Graciliano Ramos e sua engenhosidade prosaica

Por Vânia Maria do Nascimento Duarte

Graciliano Ramos – o mestre do regionalismo nordestino
Graciliano Ramos – o mestre do regionalismo nordestino

 Mesmo em se tratando de simples fragmentos, ao nos depararmos com estes, temos a noção da ampla habilidade artística conferida a este importante autor que tão bem representou a temática da condição vivida pelo ser e o meio em que o insere. Vejamos, pois:

Capítulo III

Aqui, pela primeira vez, aparece a figura do soldado amarelo, que mais tarde voltará simbolizando a autoridade do governo. Igualmente, pela primeira vez, insinua-se a ideia de que não é apenas a seca que faz de Fabiano e sua família pessoas animalizadas. Ele é preso sem qualquer motivo e torna a analisar sua situação de homem-bicho. Só que, desta vez, não tem mais coragem de sonhar com um futuro melhor. Ao fim do capítulo, temos Fabiano ciente de sua condição de homem vencido e, pior ainda, sem ilusões com relação à vida de seus filhos.

Fragmento extraído do romance Vidas Secas, de Graciliano Ramos.

Ao nos depararmos com o termo - pessoas animalizadas, somos remetidos à terrível ideia de um fato social que tem sua origem um tanto quanto remota e, que de modo contundente, continuou se perpetuando por entre as esferas da sociedade.

Tal afirmativa serve-nos de subsídio para enfatizarmos a temática que norteou as produções literárias da chamada “prosa regionalista”, representada pela segunda geração do Modernismo. O contexto histórico, ao qual o Nordeste brasileiro pertencia, funcionou como pano de fundo para o desbravamento de uma corrente ideológica voltada para a denúncia e para o sentimento de total insatisfação mediante às condições sub-humanas em que vivia grande parte da população convivendo com o descaso das autoridades políticas.

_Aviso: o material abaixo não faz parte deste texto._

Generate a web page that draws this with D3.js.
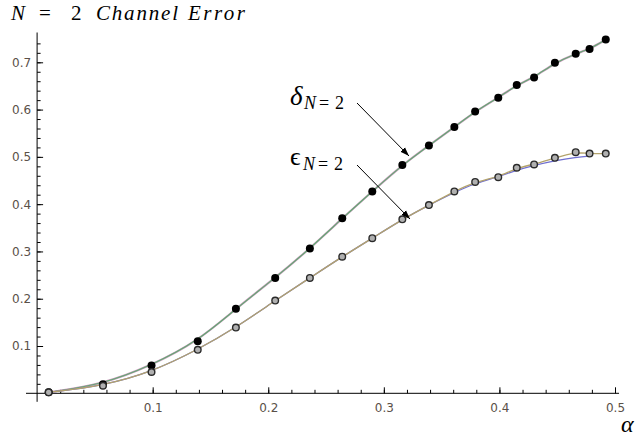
<!DOCTYPE html>
<html>
<head>
<meta charset="utf-8">
<script src="https://cdn.jsdelivr.net/npm/d3@7.9.0/dist/d3.min.js"></script>
</head>
<body style="margin:0">
<svg id="chart" width="636" height="438"></svg>
<script>
// sample points
const alpha = [0.010, 0.057, 0.099, 0.139, 0.172, 0.206, 0.236, 0.264, 0.290, 0.316,
  0.339, 0.361, 0.379, 0.399, 0.415, 0.430, 0.448, 0.466, 0.478, 0.492];
const delta = [0.002, 0.019, 0.059, 0.110, 0.179, 0.244, 0.306, 0.370, 0.427, 0.483,
  0.524, 0.563, 0.596, 0.625, 0.652, 0.668, 0.699, 0.718, 0.728, 0.748];
const epsilon = [0.002, 0.016, 0.045, 0.092, 0.139, 0.196, 0.244, 0.289, 0.328, 0.368,
  0.398, 0.427, 0.447, 0.457, 0.477, 0.484, 0.498, 0.510, 0.507, 0.507];
// second (blue) fit of epsilon bends lower at the end and stops earlier
const epsAltAlpha = [0.010, 0.057, 0.099, 0.139, 0.172, 0.206, 0.236, 0.264, 0.290, 0.316,
  0.339, 0.361, 0.379, 0.399, 0.415, 0.430, 0.448, 0.466, 0.480];
const epsAlt = [0.002, 0.016, 0.045, 0.092, 0.139, 0.196, 0.244, 0.289, 0.328, 0.368,
  0.398, 0.425, 0.444, 0.458, 0.472, 0.482, 0.492, 0.499, 0.502];

const xTicks = [0.1, 0.2, 0.3, 0.4, 0.5];
const yTicks = [0.1, 0.2, 0.3, 0.4, 0.5, 0.6, 0.7];
const xMinor = d3.range(1, 26).map(i => i * 0.02);
const yMinor = d3.range(1, 38).map(i => i * 0.02);

const svg = d3.select('#chart');

const x = d3.scaleLinear().domain([0, 0.5]).range([37.1, 615]);
const y = d3.scaleLinear().domain([0, 0.7]).range([393.3, 62.3]);

// axes lines
svg.append('line')
  .attr('x1', x(-0.0096)).attr('x2', x(0.5035))
  .attr('y1', y(0)).attr('y2', y(0))
  .attr('stroke', '#000').attr('stroke-width', 1);
svg.append('line')
  .attr('x1', x(0)).attr('x2', x(0))
  .attr('y1', y(-0.018)).attr('y2', y(0.763))
  .attr('stroke', '#000').attr('stroke-width', 1);

// minor ticks
svg.append('g')
  .attr('transform', `translate(0,${y(0)})`)
  .call(d3.axisBottom(x).tickValues(xMinor).tickSize(-3.5).tickFormat(''))
  .call(g => g.select('.domain').remove());
svg.append('g')
  .attr('transform', `translate(${x(0)},0)`)
  .call(d3.axisLeft(y).tickValues(yMinor).tickSize(-3.5).tickFormat(''))
  .call(g => g.select('.domain').remove());

// major ticks + labels
svg.append('g')
  .attr('transform', `translate(0,${y(0)})`)
  .call(d3.axisBottom(x).tickValues(xTicks).tickSize(-6).tickPadding(10).tickFormat(d3.format('.1f')))
  .call(g => g.select('.domain').remove());
svg.append('g')
  .attr('transform', `translate(${x(0)},0)`)
  .call(d3.axisLeft(y).tickValues(yTicks).tickSize(-6).tickPadding(6).tickFormat(d3.format('.1f')))
  .call(g => g.select('.domain').remove());

svg.selectAll('.tick line').attr('stroke', '#000');
svg.selectAll('.tick text')
  .attr('font-family', 'DejaVu Sans').attr('font-size', 12).attr('fill', '#5a5048');

// fitted curves
const line = d3.line().curve(d3.curveBasis).x(d => x(d[0])).y(d => y(d[1]));
const deltaPts = alpha.map((a, i) => [a, delta[i]]);
const epsPts = alpha.map((a, i) => [a, epsilon[i]]);
const epsAltPts = epsAltAlpha.map((a, i) => [a, epsAlt[i]]);

svg.append('path').attr('d', line(deltaPts)).attr('fill', 'none')
  .attr('stroke', '#cf9cc0').attr('stroke-width', 2.2);
svg.append('path').attr('d', line(deltaPts)).attr('fill', 'none')
  .attr('stroke', '#62a873').attr('stroke-width', 1.2);
svg.append('path').attr('d', line(epsAltPts)).attr('fill', 'none')
  .attr('stroke', '#6e6ed0').attr('stroke-width', 1.3);
svg.append('path').attr('d', line(epsPts)).attr('fill', 'none')
  .attr('stroke', '#b3a36c').attr('stroke-width', 1.3);

// data points
svg.append('g').selectAll('circle')
  .data(deltaPts).join('circle')
  .attr('cx', d => x(d[0])).attr('cy', d => y(d[1])).attr('r', 4)
  .attr('fill', '#000');
svg.append('g').selectAll('circle')
  .data(epsPts).join('circle')
  .attr('cx', d => x(d[0])).attr('cy', d => y(d[1])).attr('r', 3.3)
  .attr('fill', '#b0b0b0').attr('stroke', '#2a2a2a').attr('stroke-width', 1.4);

// arrows
svg.append('defs').append('marker')
  .attr('id', 'arrow').attr('viewBox', '0 0 10 10')
  .attr('refX', 10).attr('refY', 5)
  .attr('markerWidth', 9).attr('markerHeight', 9)
  .attr('markerUnits', 'userSpaceOnUse')
  .attr('orient', 'auto')
  .append('path').attr('d', 'M0,1.5 L10,5 L0,8.5 Z').attr('fill', '#000');

svg.append('line').attr('x1', 357).attr('y1', 103).attr('x2', 409).attr('y2', 156)
  .attr('stroke', '#000').attr('stroke-width', 1).attr('marker-end', 'url(#arrow)');
svg.append('line').attr('x1', 357).attr('y1', 165).attr('x2', 410).attr('y2', 219)
  .attr('stroke', '#000').attr('stroke-width', 1).attr('marker-end', 'url(#arrow)');

// serif text piece
function serifText(px, py, size, italic, str, width) {
  const t = svg.append('text')
    .attr('x', px).attr('y', py)
    .attr('font-family', 'Liberation Serif')
    .attr('font-size', size)
    .attr('font-style', italic ? 'italic' : 'normal')
    .attr('fill', '#000')
    .text(str);
  if (width) t.attr('textLength', width).attr('lengthAdjust', 'spacing');
  return t;
}

// curve labels
serifText(290, 105, 27, true, 'δ');
serifText(304, 109, 18, true, 'N');
serifText(319, 109, 18, false, '=');
serifText(335, 109, 18, false, '2');

serifText(290, 165, 26, false, 'ϵ');
serifText(303, 170, 18, true, 'N');
serifText(318, 170, 18, false, '=');
serifText(334, 170, 18, false, '2');

// title
serifText(11, 20, 21, true, 'N');
serifText(39, 20, 21, false, '=');
serifText(71, 20, 21, false, '2');
serifText(96, 20, 21, true, 'Channel', 82);
serifText(188, 20, 21, true, 'Error', 57);

// axis label
serifText(621, 432, 24, true, 'α');
</script>
</body>
</html>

Paralelamente a esta concepção, surge-nos mais um indício que comprova os posicionamentos firmados acima, eis que representado pelo seguinte trecho: Aqui, pela primeira vez, aparece a figura do soldado amarelo, que mais tarde voltará simbolizando a autoridade do governo. Por meio deste percebemos a situação retratada pela desigualdade social caracterizada pela relação opressor x oprimido, em que o poder, naquela época, se centrava nas mãos dos políticos poderosos, sobretudo dos grandes coronéis que se mostravam aptos a punir quem se mostrasse contrário às suas ideias.

A engenhosidade de Graciliano Ramos foi tamanha até mesmo pela construção dos próprios personagens da referida obra. Sob um instinto extremamente voltado para a crítica, nomeou-lhes criteriosamente – a esposa de Fabiano, chamada de Sinhá Vitória, mas que de vitoriosa nada representava. A cachorra, que atendia pelo nome de Baleia, visto que se trata de um mamífero robusto e de grande porte. No entanto, estava se definhando cada vez mais, principalmente por não ter o que comer. Fato que podemos conferir pelos trechos: Caíra-lhe o pelo, estava pele e ossos, o corpo enchera-se de chagas. Fabiano resolve matá-la para aliviar os sofrimentos dela. Os filhos percebem a situação, magoados e feridos por perderem um “irmão”: "Ela era como uma pessoa da família: brincavam juntos os três, para bem dizer não se diferenciavam...".

A presente análise permite-nos compreender um pouco mais sobre o perfil do escritor em evidência, bem como as correntes ideológicas que nortearam suas criações. De modo relevante, passamos a interagir sobre como se desenvolveu sua trajetória.

Graciliano Ramos nasceu em Quebrângulo, Alagoas, em 1892. Realizou seu curso secundário em Maceió e, sem ter cursado nenhuma faculdade, dedicou-se à atividade jornalística. Em 1933 se mudou para Maceió com objetivo de ocupar o cargo de diretor da Instrução Pública de Alagoas, foi quando conheceu Rachel de Queiroz, Jorge Amado e José Lins do Rego.

Em 1936, às vésperas da decretação do estado Novo, foi preso acusado de ser comunista. Permanecendo quase um ano na cadeia passou por inúmeras humilhações, sendo posto em liberdade posteriormente. Fixou-se no Rio de Janeiro e não retornou mais ao Nordeste. Em 1953 foi vitimado por um câncer, vindo a falecer em consequência deste.

Representando suas obras, destacam-se: Caetés (1933), como marco introdutório; São Bernardo (1934); Angústia (1936) e Vidas Secas (1938); contos reunidos em Insônia (1947); as memórias Infância (1945) e Memórias do Cárcere (1953) e, por último, Viagem (1954).